The Supreme Court agreed to review a First Amendment lawsuit in which a Georgia college belatedly expanded free speech on campus after a Christian student ran afoul of its constitutionally suspect campus “speech zone” policy.
The court granted a petition for certiorari July 9 in a case known as Uzuegbunam v. Preczewski. According to its practice, the Supreme Court provided no reasons for its decision.
Uzuegbunam had been unaware that while he was engaging in free speech, he hadn’t been standing within the boundaries of the school’s two tiny speech zones where students were allowed to express themselves.
“Open only about 10% of the week, the zones comprised one patio and one sidewalk—the size of a legal pad on a football field compared to the entire campus. To speak their views at all other times or places, students had to obtain a permit. Even to use the zones, students had to obtain a reservation by submitting a form and any leaflets in advance, and four officials would then decide, with no criteria to guide them, whether to allow it,” the summary stated.
Uzuegbunam went through the permitting process. He spoke a second time and believed he was complying with campus rules. Someone reportedly complained to campus security and within minutes of beginning his talk, Uzuegbunam was again confronted by college officials. They accused him of “disorderly conduct,” which they defined as any expression that “disturbs the peace and/or comfort of person(s).”
This effectively left Uzuegbunam without a voice on campus, according to ADF.
Lacking a speech permit, he wasn’t allowed to speak in the 99.99 percent of campus situated outside the speech zones. Even if he were to reserve time in one of the approved speech zones, he would only be allowed to say things that didn’t make anyone uncomfortable, a task that ADF says is both impossible and incompatible with the free-speech protections of the First Amendment.
Georgia Gwinnett College eventually modified its student speech policies after a lawsuit was filed against it on behalf of Uzuegbunam and another student, Joseph Bradford. The college decided to allow for speech in any outdoor area of campus. This policy change and the fact that as time wore on Uzuegbunam graduated from the college, led a federal district court to dismiss the case, a ruling that was upheld by the 11th Circuit Court of Appeals.
“But the fact remains that college officials violated Chike’s right to free speech—twice!” ADF said in a statement after the high court agreed to consider the case.

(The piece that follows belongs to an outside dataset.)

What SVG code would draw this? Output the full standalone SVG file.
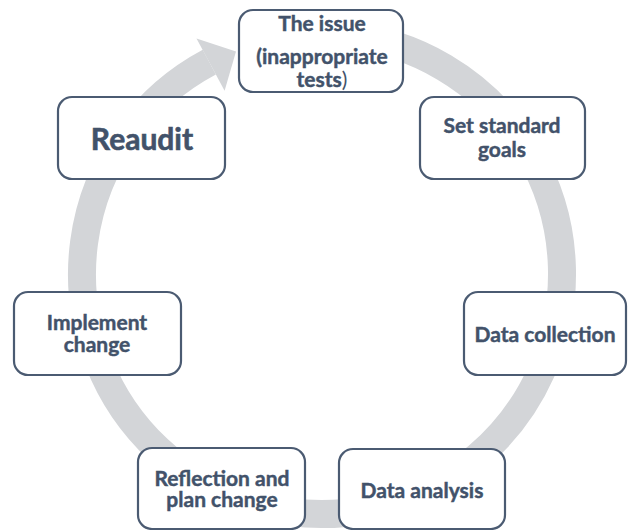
<svg xmlns="http://www.w3.org/2000/svg" width="628" height="530" viewBox="0 0 628 530">
  <style>
    .box { fill: #ffffff; stroke: #4b5b72; stroke-width: 2.2; }
    .lbl { font-family: Lato, "Open Sans", "Liberation Sans", sans-serif; font-weight: bold; font-size: 21px; fill: #42526a; stroke: #42526a; stroke-width: 0.45; text-anchor: middle; }
    .big { font-size: 30px; stroke-width: 0.6; }
    .thin { font-weight: normal; stroke-width: 0; }
    .cycle { fill: none; stroke: #d3d5d8; stroke-width: 28; }
    .head { fill: #d3d5d8; }
  </style>
  <rect width="628" height="530" fill="#ffffff"/>

  <!-- cycle arrow running clockwise behind the boxes -->
  <g id="connectors">
    <path class="cycle" d="M 342.9 34.9 A 240 240 0 1 1 209.3 62.1"/>
    <polygon class="head" points="196.5,38.5 236,51.5 224.6,90.8"/>
  </g>

  <g id="node-issue">
    <rect class="box" x="239" y="10" width="164" height="82" rx="14"/>
    <text class="lbl" x="322" y="31">The issue<tspan x="322" dy="33">(inappropriate</tspan><tspan x="322" dy="23">tests<tspan class="thin">)</tspan></tspan></text>
  </g>

  <g id="node-standards">
    <rect class="box" x="420" y="97" width="165" height="82" rx="14"/>
    <text class="lbl" x="502" y="133">Set standard<tspan x="502" dy="24">goals</tspan></text>
  </g>

  <g id="node-collection">
    <rect class="box" x="464" y="292" width="162" height="83" rx="14"/>
    <text class="lbl" x="545" y="342">Data collection</text>
  </g>

  <g id="node-analysis">
    <rect class="box" x="339" y="449" width="166" height="80" rx="14"/>
    <text class="lbl" x="422" y="498">Data analysis</text>
  </g>

  <g id="node-reflection">
    <rect class="box" x="138" y="448" width="167" height="81" rx="14"/>
    <text class="lbl" x="222" y="486">Reflection and<tspan x="222" dy="21">plan change</tspan></text>
  </g>

  <g id="node-implement">
    <rect class="box" x="14" y="292" width="167" height="83" rx="14"/>
    <text class="lbl" x="97" y="330">Implement<tspan x="97" dy="22">change</tspan></text>
  </g>

  <g id="node-reaudit">
    <rect class="box" x="58" y="97" width="167" height="82" rx="14"/>
    <text class="lbl big" x="142" y="150">Reaudit</text>
  </g>
</svg>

“Yet they did nothing to compensate him for this. The government should not be able to violate someone’s rights and then walk away as if nothing at all had happened. That’s why Chike asked the U.S. Supreme Court to hear his case. The Court needs to make it clear that colleges cannot violate a student’s rights, then simply amend their unconstitutional policies after getting sued to avoid the consequences.”
It is the position of six circuits that when a government changes a policy, doing so doesn’t moot the damages claims. Two circuits hold that such claims are mooted if the government modifies a policy it has never enforced against the plaintiff.
However, the Atlanta-based 11th Circuit alone holds that, in the words of the petition, “absent compensatory damages, government officials are never liable for violating constitutional rights if they change their policy after being sued.”
Andrew Alan Pinson, Georgia’s solicitor general, was listed in Supreme Court files as counsel of record for the respondent in Uzuegbunam v. Preczewski.
Pinson didn’t immediately respond to a request by The Epoch Times for comment.